_Stated exercise_
Pictures should be excluded; otherwise, copy every entry exactly.
------------------------
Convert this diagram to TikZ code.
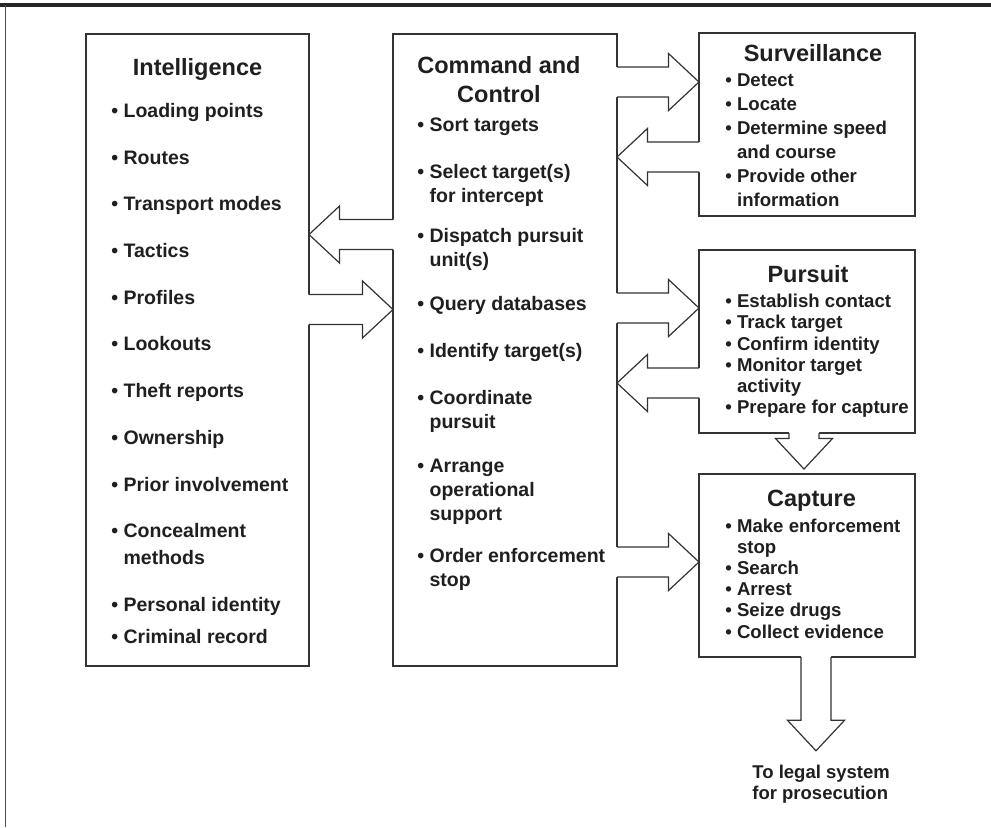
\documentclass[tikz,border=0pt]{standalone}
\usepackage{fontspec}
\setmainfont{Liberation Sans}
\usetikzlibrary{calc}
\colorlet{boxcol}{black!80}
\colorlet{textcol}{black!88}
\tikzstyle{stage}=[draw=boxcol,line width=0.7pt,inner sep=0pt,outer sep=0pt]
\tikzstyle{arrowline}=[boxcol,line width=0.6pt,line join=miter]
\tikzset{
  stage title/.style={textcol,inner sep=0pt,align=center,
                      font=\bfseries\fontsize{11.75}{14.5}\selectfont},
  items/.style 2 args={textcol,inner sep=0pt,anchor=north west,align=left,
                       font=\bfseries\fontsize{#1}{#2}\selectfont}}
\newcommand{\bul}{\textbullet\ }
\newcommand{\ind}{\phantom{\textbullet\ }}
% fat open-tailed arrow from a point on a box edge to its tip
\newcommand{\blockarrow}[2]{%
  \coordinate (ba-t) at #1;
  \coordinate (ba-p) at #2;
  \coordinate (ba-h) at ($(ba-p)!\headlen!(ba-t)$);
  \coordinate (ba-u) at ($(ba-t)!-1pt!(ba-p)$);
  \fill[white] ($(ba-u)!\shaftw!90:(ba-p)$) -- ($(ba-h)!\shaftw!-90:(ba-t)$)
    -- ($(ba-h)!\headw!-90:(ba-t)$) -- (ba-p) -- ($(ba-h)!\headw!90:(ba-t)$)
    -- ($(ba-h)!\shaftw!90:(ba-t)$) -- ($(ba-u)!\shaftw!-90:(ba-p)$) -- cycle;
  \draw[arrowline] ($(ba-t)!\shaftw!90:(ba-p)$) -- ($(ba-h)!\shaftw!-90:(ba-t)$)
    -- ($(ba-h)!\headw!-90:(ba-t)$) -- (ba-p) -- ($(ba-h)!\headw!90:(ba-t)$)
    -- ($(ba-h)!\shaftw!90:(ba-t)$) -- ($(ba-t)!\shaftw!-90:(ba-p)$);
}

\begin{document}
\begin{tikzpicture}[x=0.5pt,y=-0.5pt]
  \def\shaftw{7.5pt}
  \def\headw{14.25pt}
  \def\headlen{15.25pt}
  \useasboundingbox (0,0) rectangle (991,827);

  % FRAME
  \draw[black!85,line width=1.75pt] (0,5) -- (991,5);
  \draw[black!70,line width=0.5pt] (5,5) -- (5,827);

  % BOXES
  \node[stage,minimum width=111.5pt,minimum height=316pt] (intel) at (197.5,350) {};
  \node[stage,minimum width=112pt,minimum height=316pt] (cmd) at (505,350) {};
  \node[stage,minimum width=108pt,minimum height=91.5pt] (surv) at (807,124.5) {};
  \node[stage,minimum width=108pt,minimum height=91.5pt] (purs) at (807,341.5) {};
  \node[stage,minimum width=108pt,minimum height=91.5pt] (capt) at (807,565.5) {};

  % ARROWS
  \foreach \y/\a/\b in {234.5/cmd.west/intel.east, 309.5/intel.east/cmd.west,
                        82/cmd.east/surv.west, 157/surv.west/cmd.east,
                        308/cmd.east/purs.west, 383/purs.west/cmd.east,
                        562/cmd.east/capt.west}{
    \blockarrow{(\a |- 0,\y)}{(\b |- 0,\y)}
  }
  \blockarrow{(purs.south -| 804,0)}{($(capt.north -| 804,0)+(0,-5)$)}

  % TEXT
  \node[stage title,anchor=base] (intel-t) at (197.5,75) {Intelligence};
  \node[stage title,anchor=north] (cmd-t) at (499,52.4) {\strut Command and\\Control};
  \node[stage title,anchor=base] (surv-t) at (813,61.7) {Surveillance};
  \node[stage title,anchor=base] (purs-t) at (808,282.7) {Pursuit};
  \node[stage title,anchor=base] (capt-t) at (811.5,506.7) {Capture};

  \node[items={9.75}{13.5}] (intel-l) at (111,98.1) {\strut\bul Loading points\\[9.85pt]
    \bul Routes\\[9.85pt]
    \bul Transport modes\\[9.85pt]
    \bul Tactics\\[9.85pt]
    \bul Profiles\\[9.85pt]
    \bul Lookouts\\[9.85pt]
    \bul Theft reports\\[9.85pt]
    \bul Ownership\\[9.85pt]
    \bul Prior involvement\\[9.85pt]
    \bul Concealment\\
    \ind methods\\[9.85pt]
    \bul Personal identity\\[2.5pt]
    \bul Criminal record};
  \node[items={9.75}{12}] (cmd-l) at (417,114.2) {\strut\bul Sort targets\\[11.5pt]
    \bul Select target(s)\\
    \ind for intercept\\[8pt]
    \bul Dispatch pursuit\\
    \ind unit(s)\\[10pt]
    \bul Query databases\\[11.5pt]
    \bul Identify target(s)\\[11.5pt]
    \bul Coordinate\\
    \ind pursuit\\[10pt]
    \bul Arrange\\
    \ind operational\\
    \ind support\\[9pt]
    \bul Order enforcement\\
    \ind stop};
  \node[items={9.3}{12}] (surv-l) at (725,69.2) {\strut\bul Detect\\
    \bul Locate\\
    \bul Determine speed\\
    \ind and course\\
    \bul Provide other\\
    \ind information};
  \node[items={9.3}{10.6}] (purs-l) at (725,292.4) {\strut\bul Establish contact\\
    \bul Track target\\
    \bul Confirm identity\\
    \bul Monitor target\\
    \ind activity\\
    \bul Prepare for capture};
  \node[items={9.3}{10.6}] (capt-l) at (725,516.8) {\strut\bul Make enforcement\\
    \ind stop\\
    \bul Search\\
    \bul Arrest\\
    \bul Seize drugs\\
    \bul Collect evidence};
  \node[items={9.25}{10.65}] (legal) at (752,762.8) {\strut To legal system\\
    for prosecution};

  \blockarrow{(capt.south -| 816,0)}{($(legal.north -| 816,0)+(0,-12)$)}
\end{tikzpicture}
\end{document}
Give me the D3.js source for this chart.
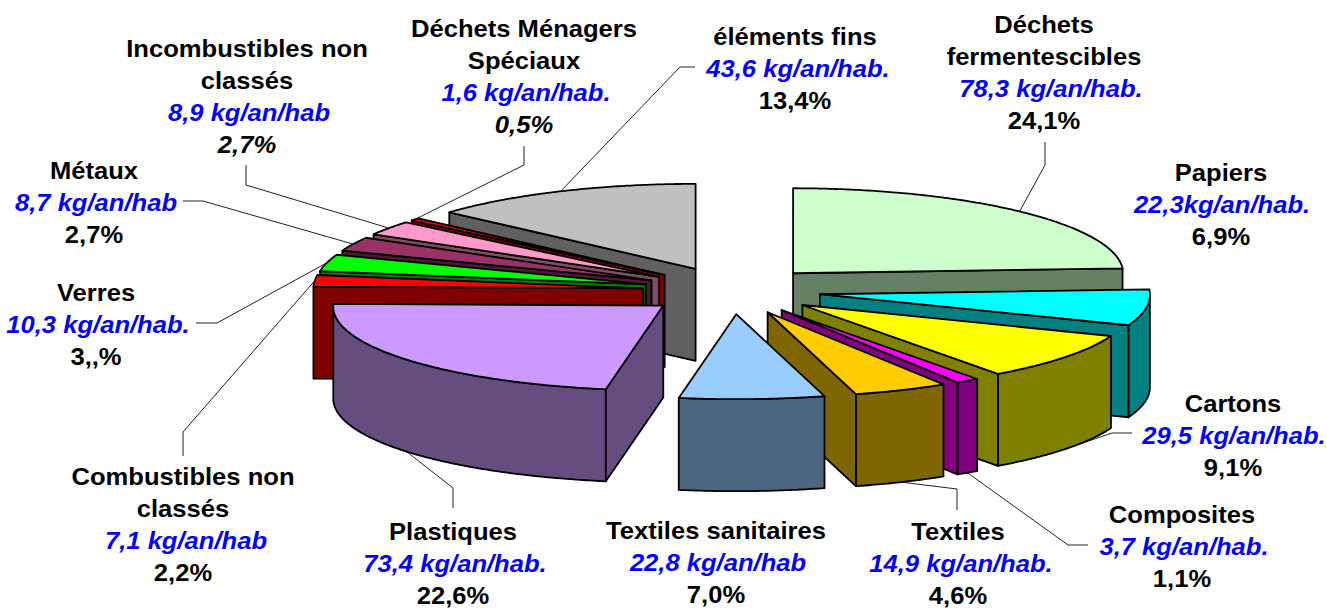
------------------------
_Solution_
Convert this diagram to TikZ code.
\documentclass[tikz,border=0pt]{standalone}
\usepackage{fontspec}
\setmainfont{Liberation Sans}
\usetikzlibrary{calc}
\colorlet{boxcol}{black!80}
\colorlet{textcol}{black!88}
\tikzstyle{stage}=[draw=boxcol,line width=0.7pt,inner sep=0pt,outer sep=0pt]
\tikzstyle{arrowline}=[boxcol,line width=0.6pt,line join=miter]
\tikzset{
  stage title/.style={textcol,inner sep=0pt,align=center,
                      font=\bfseries\fontsize{11.75}{14.5}\selectfont},
  items/.style 2 args={textcol,inner sep=0pt,anchor=north west,align=left,
                       font=\bfseries\fontsize{#1}{#2}\selectfont}}
\newcommand{\bul}{\textbullet\ }
\newcommand{\ind}{\phantom{\textbullet\ }}
% fat open-tailed arrow from a point on a box edge to its tip
\newcommand{\blockarrow}[2]{%
  \coordinate (ba-t) at #1;
  \coordinate (ba-p) at #2;
  \coordinate (ba-h) at ($(ba-p)!\headlen!(ba-t)$);
  \coordinate (ba-u) at ($(ba-t)!-1pt!(ba-p)$);
  \fill[white] ($(ba-u)!\shaftw!90:(ba-p)$) -- ($(ba-h)!\shaftw!-90:(ba-t)$)
    -- ($(ba-h)!\headw!-90:(ba-t)$) -- (ba-p) -- ($(ba-h)!\headw!90:(ba-t)$)
    -- ($(ba-h)!\shaftw!90:(ba-t)$) -- ($(ba-u)!\shaftw!-90:(ba-p)$) -- cycle;
  \draw[arrowline] ($(ba-t)!\shaftw!90:(ba-p)$) -- ($(ba-h)!\shaftw!-90:(ba-t)$)
    -- ($(ba-h)!\headw!-90:(ba-t)$) -- (ba-p) -- ($(ba-h)!\headw!90:(ba-t)$)
    -- ($(ba-h)!\shaftw!90:(ba-t)$) -- ($(ba-t)!\shaftw!-90:(ba-p)$);
}

\begin{document}
\begin{tikzpicture}[x=0.5pt,y=-0.5pt]
  \def\shaftw{7.5pt}
  \def\headw{14.25pt}
  \def\headlen{15.25pt}
  \useasboundingbox (0,0) rectangle (991,827);

  % FRAME
  \draw[black!85,line width=1.75pt] (0,5) -- (991,5);
  \draw[black!70,line width=0.5pt] (5,5) -- (5,827);

  % BOXES
  \node[stage,minimum width=111.5pt,minimum height=316pt] (intel) at (197.5,350) {};
  \node[stage,minimum width=112pt,minimum height=316pt] (cmd) at (505,350) {};
  \node[stage,minimum width=108pt,minimum height=91.5pt] (surv) at (807,124.5) {};
  \node[stage,minimum width=108pt,minimum height=91.5pt] (purs) at (807,341.5) {};
  \node[stage,minimum width=108pt,minimum height=91.5pt] (capt) at (807,565.5) {};

  % ARROWS
  \foreach \y/\a/\b in {234.5/cmd.west/intel.east, 309.5/intel.east/cmd.west,
                        82/cmd.east/surv.west, 157/surv.west/cmd.east,
                        308/cmd.east/purs.west, 383/purs.west/cmd.east,
                        562/cmd.east/capt.west}{
    \blockarrow{(\a |- 0,\y)}{(\b |- 0,\y)}
  }
  \blockarrow{(purs.south -| 804,0)}{($(capt.north -| 804,0)+(0,-5)$)}

  % TEXT
  \node[stage title,anchor=base] (intel-t) at (197.5,75) {Intelligence};
  \node[stage title,anchor=north] (cmd-t) at (499,52.4) {\strut Command and\\Control};
  \node[stage title,anchor=base] (surv-t) at (813,61.7) {Surveillance};
  \node[stage title,anchor=base] (purs-t) at (808,282.7) {Pursuit};
  \node[stage title,anchor=base] (capt-t) at (811.5,506.7) {Capture};

  \node[items={9.75}{13.5}] (intel-l) at (111,98.1) {\strut\bul Loading points\\[9.85pt]
    \bul Routes\\[9.85pt]
    \bul Transport modes\\[9.85pt]
    \bul Tactics\\[9.85pt]
    \bul Profiles\\[9.85pt]
    \bul Lookouts\\[9.85pt]
    \bul Theft reports\\[9.85pt]
    \bul Ownership\\[9.85pt]
    \bul Prior involvement\\[9.85pt]
    \bul Concealment\\
    \ind methods\\[9.85pt]
    \bul Personal identity\\[2.5pt]
    \bul Criminal record};
  \node[items={9.75}{12}] (cmd-l) at (417,114.2) {\strut\bul Sort targets\\[11.5pt]
    \bul Select target(s)\\
    \ind for intercept\\[8pt]
    \bul Dispatch pursuit\\
    \ind unit(s)\\[10pt]
    \bul Query databases\\[11.5pt]
    \bul Identify target(s)\\[11.5pt]
    \bul Coordinate\\
    \ind pursuit\\[10pt]
    \bul Arrange\\
    \ind operational\\
    \ind support\\[9pt]
    \bul Order enforcement\\
    \ind stop};
  \node[items={9.3}{12}] (surv-l) at (725,69.2) {\strut\bul Detect\\
    \bul Locate\\
    \bul Determine speed\\
    \ind and course\\
    \bul Provide other\\
    \ind information};
  \node[items={9.3}{10.6}] (purs-l) at (725,292.4) {\strut\bul Establish contact\\
    \bul Track target\\
    \bul Confirm identity\\
    \bul Monitor target\\
    \ind activity\\
    \bul Prepare for capture};
  \node[items={9.3}{10.6}] (capt-l) at (725,516.8) {\strut\bul Make enforcement\\
    \ind stop\\
    \bul Search\\
    \bul Arrest\\
    \bul Seize drugs\\
    \bul Collect evidence};
  \node[items={9.25}{10.65}] (legal) at (752,762.8) {\strut To legal system\\
    for prosecution};

  \blockarrow{(capt.south -| 816,0)}{($(legal.north -| 816,0)+(0,-12)$)}
\end{tikzpicture}
\end{document}
Give me the D3.js source for this chart.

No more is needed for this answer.